WHAT YOU HAVE TO DO> Reproduce nothing but the lines from the start of the material through the line that includes "Chart.register(...registerables);", both ends included, and omit every picture.

========================

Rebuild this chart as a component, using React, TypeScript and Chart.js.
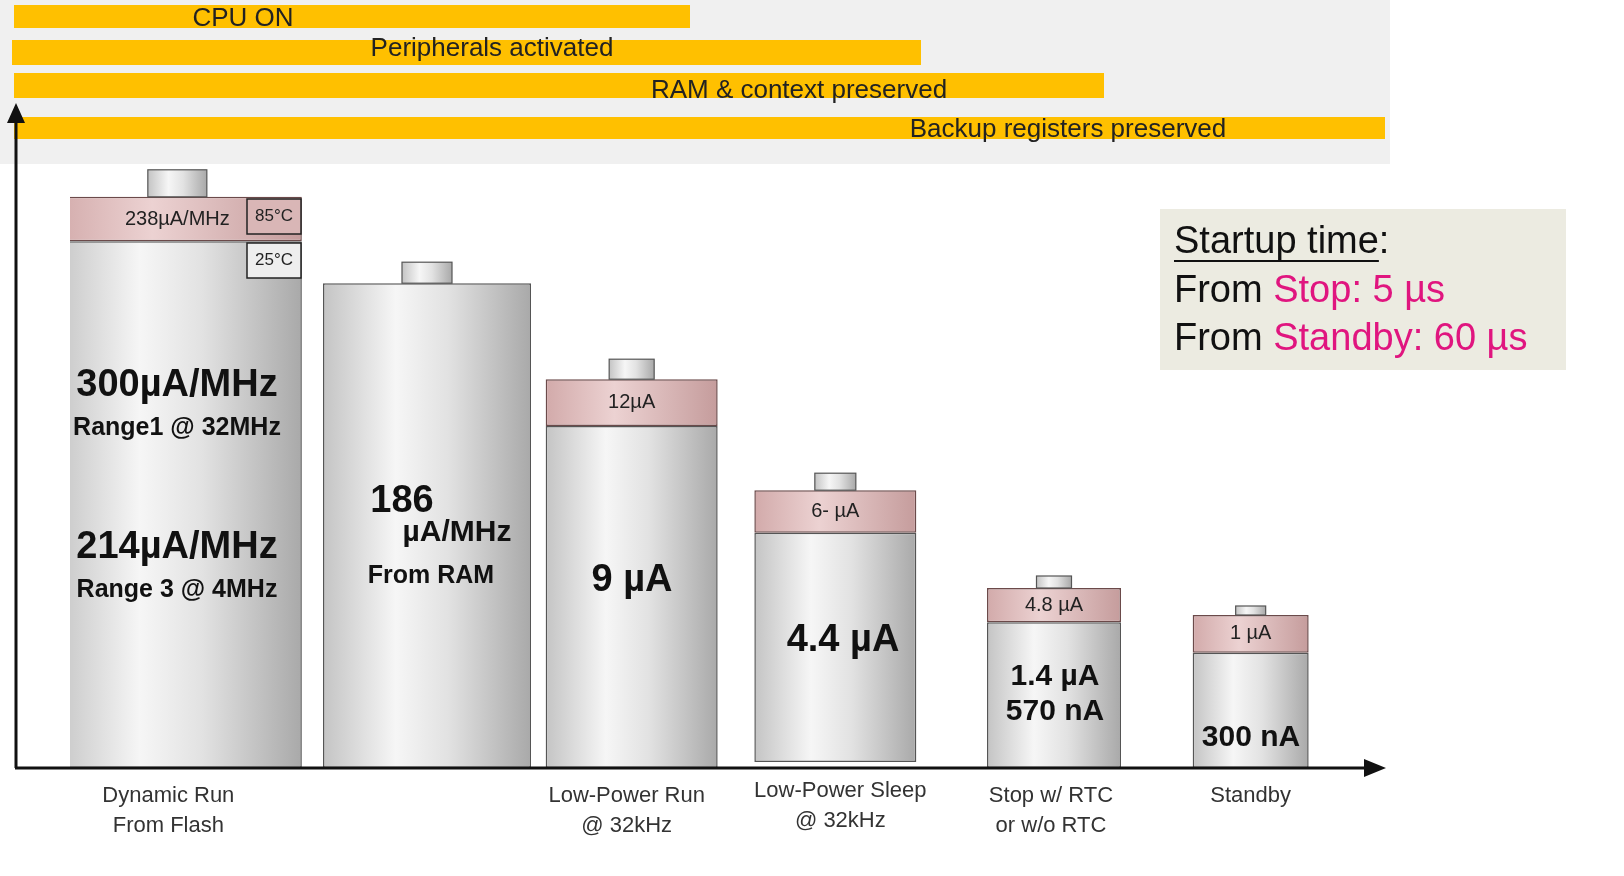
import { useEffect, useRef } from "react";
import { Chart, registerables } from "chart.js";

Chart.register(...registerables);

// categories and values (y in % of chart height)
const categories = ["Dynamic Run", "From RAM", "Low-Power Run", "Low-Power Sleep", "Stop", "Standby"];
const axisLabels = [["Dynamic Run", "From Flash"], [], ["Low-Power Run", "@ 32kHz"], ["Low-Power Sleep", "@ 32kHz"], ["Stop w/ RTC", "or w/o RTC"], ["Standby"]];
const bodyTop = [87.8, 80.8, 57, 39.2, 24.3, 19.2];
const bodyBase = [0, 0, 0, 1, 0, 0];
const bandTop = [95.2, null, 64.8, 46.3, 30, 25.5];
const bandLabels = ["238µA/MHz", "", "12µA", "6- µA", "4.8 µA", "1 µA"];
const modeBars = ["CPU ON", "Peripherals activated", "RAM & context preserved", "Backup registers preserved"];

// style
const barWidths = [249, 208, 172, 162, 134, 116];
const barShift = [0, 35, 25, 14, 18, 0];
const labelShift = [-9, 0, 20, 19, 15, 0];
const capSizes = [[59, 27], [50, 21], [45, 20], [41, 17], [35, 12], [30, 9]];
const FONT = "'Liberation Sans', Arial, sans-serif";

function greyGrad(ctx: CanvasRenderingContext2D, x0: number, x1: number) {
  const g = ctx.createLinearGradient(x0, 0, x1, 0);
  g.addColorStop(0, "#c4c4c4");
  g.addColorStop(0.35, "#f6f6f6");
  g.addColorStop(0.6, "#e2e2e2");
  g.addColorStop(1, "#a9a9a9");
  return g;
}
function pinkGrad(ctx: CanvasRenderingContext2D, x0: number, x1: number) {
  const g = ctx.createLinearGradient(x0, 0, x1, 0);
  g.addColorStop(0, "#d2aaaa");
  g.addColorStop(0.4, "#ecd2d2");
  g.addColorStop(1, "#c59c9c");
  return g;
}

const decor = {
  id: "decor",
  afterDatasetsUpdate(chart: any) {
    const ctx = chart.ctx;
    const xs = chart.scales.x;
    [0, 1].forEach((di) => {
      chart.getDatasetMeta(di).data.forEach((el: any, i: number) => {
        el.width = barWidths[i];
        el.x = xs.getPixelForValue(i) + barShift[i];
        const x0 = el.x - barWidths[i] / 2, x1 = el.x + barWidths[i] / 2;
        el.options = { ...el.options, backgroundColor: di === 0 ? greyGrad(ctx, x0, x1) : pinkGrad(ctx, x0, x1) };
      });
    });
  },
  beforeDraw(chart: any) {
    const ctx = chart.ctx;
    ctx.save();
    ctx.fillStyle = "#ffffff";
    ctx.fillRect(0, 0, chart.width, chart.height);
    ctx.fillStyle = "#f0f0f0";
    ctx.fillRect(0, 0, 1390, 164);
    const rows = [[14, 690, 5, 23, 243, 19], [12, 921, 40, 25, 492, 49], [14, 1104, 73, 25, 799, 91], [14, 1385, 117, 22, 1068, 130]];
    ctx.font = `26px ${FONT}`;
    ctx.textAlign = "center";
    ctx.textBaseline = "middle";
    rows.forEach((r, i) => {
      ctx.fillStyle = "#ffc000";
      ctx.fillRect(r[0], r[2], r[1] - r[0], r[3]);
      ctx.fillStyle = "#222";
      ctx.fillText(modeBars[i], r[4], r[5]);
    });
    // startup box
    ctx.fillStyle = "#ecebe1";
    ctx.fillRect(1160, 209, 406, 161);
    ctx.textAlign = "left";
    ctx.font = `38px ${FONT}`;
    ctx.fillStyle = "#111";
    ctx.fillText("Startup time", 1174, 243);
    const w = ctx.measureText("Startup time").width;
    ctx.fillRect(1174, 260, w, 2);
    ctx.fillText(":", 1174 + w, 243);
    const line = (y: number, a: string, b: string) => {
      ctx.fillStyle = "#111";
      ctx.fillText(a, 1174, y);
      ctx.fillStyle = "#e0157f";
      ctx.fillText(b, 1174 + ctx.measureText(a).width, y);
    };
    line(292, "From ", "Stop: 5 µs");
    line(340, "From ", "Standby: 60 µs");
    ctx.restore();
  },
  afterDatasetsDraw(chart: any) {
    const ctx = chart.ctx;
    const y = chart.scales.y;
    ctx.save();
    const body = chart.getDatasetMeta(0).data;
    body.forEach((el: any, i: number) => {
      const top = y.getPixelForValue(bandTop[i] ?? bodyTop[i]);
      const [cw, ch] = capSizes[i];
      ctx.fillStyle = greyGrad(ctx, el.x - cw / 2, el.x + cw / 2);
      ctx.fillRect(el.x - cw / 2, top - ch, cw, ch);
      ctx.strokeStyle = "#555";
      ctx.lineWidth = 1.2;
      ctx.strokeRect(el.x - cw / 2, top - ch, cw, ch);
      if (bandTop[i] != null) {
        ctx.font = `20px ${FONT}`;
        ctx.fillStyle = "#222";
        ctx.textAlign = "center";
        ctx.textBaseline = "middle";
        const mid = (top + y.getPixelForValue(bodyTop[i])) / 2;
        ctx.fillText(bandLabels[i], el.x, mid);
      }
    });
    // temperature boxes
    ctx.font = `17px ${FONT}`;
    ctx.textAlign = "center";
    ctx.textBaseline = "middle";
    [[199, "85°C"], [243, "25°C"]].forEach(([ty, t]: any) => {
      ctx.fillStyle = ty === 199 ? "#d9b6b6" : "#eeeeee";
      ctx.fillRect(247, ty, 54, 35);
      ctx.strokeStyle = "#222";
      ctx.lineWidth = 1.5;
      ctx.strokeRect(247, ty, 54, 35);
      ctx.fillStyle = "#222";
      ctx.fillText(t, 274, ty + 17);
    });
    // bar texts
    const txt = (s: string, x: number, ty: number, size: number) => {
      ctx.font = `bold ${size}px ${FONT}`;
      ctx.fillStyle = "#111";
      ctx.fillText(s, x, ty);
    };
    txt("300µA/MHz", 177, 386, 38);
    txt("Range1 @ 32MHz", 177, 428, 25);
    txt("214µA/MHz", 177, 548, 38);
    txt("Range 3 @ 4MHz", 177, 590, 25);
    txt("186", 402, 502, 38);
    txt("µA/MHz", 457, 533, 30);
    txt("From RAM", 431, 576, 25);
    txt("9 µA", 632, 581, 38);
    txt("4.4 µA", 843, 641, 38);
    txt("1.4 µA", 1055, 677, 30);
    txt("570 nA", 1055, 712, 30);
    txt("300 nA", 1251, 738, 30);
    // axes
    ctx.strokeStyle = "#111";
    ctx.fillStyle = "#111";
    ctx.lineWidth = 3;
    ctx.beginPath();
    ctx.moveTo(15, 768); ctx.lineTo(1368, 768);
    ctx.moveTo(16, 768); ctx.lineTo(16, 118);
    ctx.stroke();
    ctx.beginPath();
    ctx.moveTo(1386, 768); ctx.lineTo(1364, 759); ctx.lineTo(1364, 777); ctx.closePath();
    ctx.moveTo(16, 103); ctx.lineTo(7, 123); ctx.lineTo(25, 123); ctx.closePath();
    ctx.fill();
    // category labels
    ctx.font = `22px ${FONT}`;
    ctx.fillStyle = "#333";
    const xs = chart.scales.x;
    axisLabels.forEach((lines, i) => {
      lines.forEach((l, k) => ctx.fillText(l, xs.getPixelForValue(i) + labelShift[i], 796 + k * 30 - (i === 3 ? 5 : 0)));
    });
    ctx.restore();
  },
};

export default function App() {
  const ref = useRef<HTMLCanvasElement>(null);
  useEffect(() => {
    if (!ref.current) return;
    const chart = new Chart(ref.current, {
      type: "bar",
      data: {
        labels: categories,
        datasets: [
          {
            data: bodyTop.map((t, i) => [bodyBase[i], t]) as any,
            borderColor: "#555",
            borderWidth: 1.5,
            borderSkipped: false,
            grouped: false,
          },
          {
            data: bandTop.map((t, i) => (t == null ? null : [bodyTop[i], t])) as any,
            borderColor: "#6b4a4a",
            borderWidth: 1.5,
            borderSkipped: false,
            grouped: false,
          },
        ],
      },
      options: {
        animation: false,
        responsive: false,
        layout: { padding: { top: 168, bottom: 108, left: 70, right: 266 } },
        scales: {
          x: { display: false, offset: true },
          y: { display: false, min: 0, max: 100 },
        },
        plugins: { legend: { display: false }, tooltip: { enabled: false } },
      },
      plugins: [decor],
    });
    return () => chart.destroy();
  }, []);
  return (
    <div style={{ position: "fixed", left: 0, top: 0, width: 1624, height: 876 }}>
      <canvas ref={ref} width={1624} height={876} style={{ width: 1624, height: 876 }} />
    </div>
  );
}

========================

WRITTEN RESPONSE>
Rebuild this chart as a component, using React, TypeScript and Chart.js.
import { useEffect, useRef } from "react";
import { Chart, registerables } from "chart.js";

Chart.register(...registerables);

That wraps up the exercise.